On Travis and Sexton's radio show, DeSantis said that "what I'm going to do is -- I'm going to do on day one -- I will have folks that will get together and look at all these cases, who are people, who are victims of weaponization or political targeting."
The governor didn't say whether he felt a pardon would be appropriate for the former president, whose conduct related to the attack on the Capitol is being investigated by special counsel Jack Smith.
But DeSantis said that there was the possibility that those charged in Jan. 6 were being mistreated.
"If there are three other people who did the same thing, but just in a context like [Black Lives Matter protests] and they don't get prosecuted at all, that is uneven application of justice, and so we're going to find ways where that did not happen and then we will use the pardon power," he said, later noting "it will be done on a case-by-case basis."

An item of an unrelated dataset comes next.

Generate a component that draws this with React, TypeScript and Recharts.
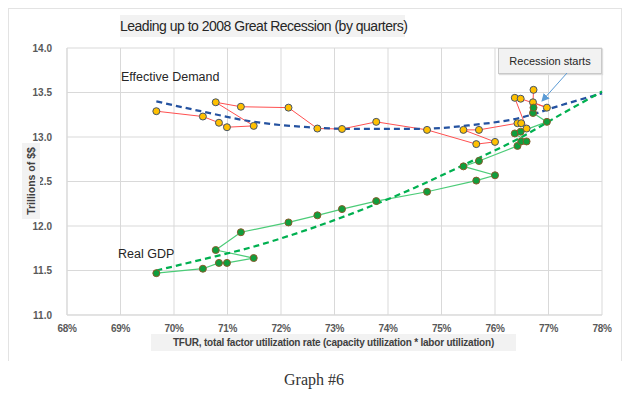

"And that could be from a grandma who got arrested and prosecuted to all the way up to, potentially, Trump himself," Travis said.
"I would say any example of disfavored treatment based on politics or weaponization would be included in that review, no matter how small or how big," DeSantis said.

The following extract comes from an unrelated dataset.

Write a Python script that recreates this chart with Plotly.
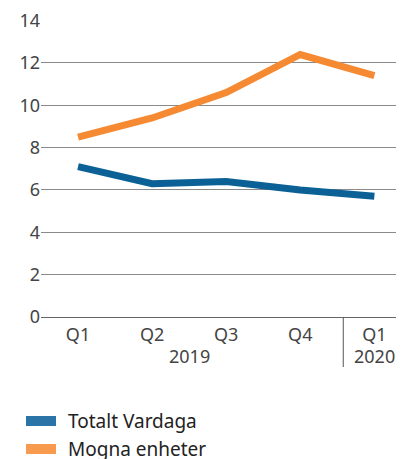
import plotly.graph_objects as go

quarters = ["Q1", "Q2", "Q3", "Q4", "Q1"]
years = ["2019", "2020"]
series_names = ["Totalt Vardaga", "Mogna enheter"]
totalt_vardaga = [7.1, 6.3, 6.4, 6.0, 5.7]
mogna_enheter = [8.5, 9.4, 10.6, 12.4, 11.4]
y_ticks = [0, 2, 4, 6, 8, 10, 12, 14]

line_colors = ["#0B6196", "#F58A33"]
swatch_colors = ["#2A74A8", "#F99B4E"]

OFF = 8  # page body margin
W, H = 404 - OFF, 459 - OFF
L, R, T, B = 41 - OFF, 0, 20 - OFF, 459 - 317
pw, ph = W - L - R, H - T - B

def px_x(px):
    return (px - OFF - L) / pw

def px_y(py):
    return (H - B - (py - OFF)) / ph

x = list(range(len(quarters)))
fig = go.Figure()
for name, vals, col in zip(series_names, [totalt_vardaga, mogna_enheter], line_colors):
    fig.add_trace(go.Scatter(x=x, y=vals, mode="lines", name=name,
                             line=dict(color=col, width=7), showlegend=False))

fam = "'Noto Sans', 'Open Sans', sans-serif"
font = dict(family=fam, color="#444444")

fig.update_layout(
    width=W, height=H,
    margin=dict(l=L, r=R, t=T, b=B),
    paper_bgcolor="white", plot_bgcolor="white",
    font=dict(size=18, **font),
    xaxis=dict(range=[-0.5, 4.4], tickvals=x, ticktext=quarters,
               showgrid=False, zeroline=False, showline=False, ticks="",
               ticklabelstandoff=5, ticklabeloverflow="allow",
               tickfont=dict(size=18, **font), fixedrange=True),
    yaxis=dict(range=[0, 14.03], tickvals=y_ticks, showgrid=True,
               gridcolor="#8a8a8a", gridwidth=1, zeroline=True,
               zerolinecolor="#666666", zerolinewidth=1.2, showline=False,
               ticks="", ticklabeloverflow="allow",
               tickfont=dict(size=18, **font), fixedrange=True),
)

# divider between years
fig.add_shape(type="line", xref="x", yref="paper", x0=3.58, x1=3.58,
              y0=0, y1=px_y(367), line=dict(color="#555555", width=1))

# year labels
for xv, yr in [(1.5, years[0]), (4, years[1])]:
    fig.add_annotation(x=xv, xref="x", y=px_y(356), yref="paper", text=yr,
                       showarrow=False, xanchor="center", yanchor="middle",
                       font=dict(size=18, **font))

# manual legend
for i, (name, col) in enumerate(zip(series_names, swatch_colors)):
    cy = 421 + i * 28
    fig.add_shape(type="rect", xref="paper", yref="paper",
                  x0=px_x(26), x1=px_x(56), y0=px_y(cy + 5), y1=px_y(cy - 5),
                  fillcolor=col, line=dict(width=0))
    fig.add_annotation(x=px_x(66), y=px_y(cy), xref="paper", yref="paper",
                       text=name, showarrow=False, xanchor="left", yanchor="middle",
                       font=dict(size=19, family=fam, color="#222222"))

fig.write_html("out.html")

His campaign did not respond to a request for clarification on his pardon comments.
The Florida governor, who has commanded state politics with a Republican supermajority in Tallahassee, has indicated in interviews that he would wield more executive muscle as president than is typical, touting the "levers" of the office that can enact day-one changes -- including by bypassing norms of independent law enforcement agencies.
Asked about the DOJ and FBI by WTN 99.7's Steve Murphy, DeSantis said, "Democrat but mostly Republican presidents have bought this idea that they're independent [agencies] and you can't be involved with them. No, they answer to the elected president. You have every right to call in the attorney general, call in the FBI director and say, 'Hey, wait a minute … Why are you doing this?'"

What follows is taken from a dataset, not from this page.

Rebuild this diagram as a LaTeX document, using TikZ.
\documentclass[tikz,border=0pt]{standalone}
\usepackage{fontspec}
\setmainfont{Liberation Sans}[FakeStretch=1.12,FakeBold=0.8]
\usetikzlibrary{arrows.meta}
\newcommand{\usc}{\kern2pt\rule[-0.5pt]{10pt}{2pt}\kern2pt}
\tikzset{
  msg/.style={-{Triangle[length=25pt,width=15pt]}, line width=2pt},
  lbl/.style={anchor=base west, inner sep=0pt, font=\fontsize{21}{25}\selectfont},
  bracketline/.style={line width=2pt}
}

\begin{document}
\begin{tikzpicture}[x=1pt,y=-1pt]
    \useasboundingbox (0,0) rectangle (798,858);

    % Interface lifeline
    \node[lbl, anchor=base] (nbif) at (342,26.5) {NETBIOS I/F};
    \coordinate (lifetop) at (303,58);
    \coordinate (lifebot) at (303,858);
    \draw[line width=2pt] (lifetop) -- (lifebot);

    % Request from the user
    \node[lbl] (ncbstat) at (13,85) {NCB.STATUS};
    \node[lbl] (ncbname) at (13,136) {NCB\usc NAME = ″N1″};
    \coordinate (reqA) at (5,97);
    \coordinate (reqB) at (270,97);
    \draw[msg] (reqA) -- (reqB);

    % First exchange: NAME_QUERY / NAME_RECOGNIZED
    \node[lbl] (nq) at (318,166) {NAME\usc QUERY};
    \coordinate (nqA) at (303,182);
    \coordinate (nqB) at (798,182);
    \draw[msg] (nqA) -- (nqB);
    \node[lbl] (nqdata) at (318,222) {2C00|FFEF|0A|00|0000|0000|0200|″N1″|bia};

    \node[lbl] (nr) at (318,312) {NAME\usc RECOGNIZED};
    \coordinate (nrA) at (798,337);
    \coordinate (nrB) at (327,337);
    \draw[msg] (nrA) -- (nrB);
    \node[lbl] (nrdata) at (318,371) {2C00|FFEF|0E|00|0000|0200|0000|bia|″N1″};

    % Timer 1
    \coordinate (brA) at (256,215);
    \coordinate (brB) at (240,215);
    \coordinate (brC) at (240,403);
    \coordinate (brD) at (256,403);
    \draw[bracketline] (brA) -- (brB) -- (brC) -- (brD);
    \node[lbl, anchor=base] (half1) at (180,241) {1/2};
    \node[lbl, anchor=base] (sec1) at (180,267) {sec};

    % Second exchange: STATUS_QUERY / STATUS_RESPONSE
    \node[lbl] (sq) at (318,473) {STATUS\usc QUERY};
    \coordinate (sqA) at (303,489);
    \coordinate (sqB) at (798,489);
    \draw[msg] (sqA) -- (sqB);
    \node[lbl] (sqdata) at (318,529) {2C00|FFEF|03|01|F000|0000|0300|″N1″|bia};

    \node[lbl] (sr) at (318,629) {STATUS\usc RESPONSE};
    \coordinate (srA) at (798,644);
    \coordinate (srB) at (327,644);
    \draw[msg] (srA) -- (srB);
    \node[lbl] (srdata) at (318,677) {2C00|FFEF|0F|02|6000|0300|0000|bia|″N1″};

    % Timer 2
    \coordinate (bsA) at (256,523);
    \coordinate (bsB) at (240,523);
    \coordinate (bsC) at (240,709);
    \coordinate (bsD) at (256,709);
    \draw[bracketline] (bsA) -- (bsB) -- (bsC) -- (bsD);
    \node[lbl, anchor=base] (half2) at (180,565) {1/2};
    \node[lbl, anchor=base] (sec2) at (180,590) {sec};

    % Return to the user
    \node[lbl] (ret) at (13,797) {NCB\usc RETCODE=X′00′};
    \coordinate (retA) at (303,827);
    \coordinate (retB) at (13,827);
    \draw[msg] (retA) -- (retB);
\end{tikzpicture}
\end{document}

DeSantis declared his long anticipated candidacy on Wednesday night during a Twitter event with Elon Musk which was initially delayed by technical glitches.
As some of his primary opponents, like Trump, seized on the malfunction to criticize DeSantis, his team said the problems were due to how popular the online event was -- straining Twitter's capacity.
He enters the race as potentially the biggest challenger to Trump for the GOP nomination, early polls show.
DeSantis has sometimes jabbed at Trump's record in his campaigning so far, saying in one radio interview in Tennessee that he felt Trump was "running to the left."
On Thursday, he attended a donor event in Miami and raised $8.2 million in the 24 hours after starting his campaign, a spokesman said.
ABC News' Hannah Demissie, Will McDuffie and Will Steakin contributed to this report.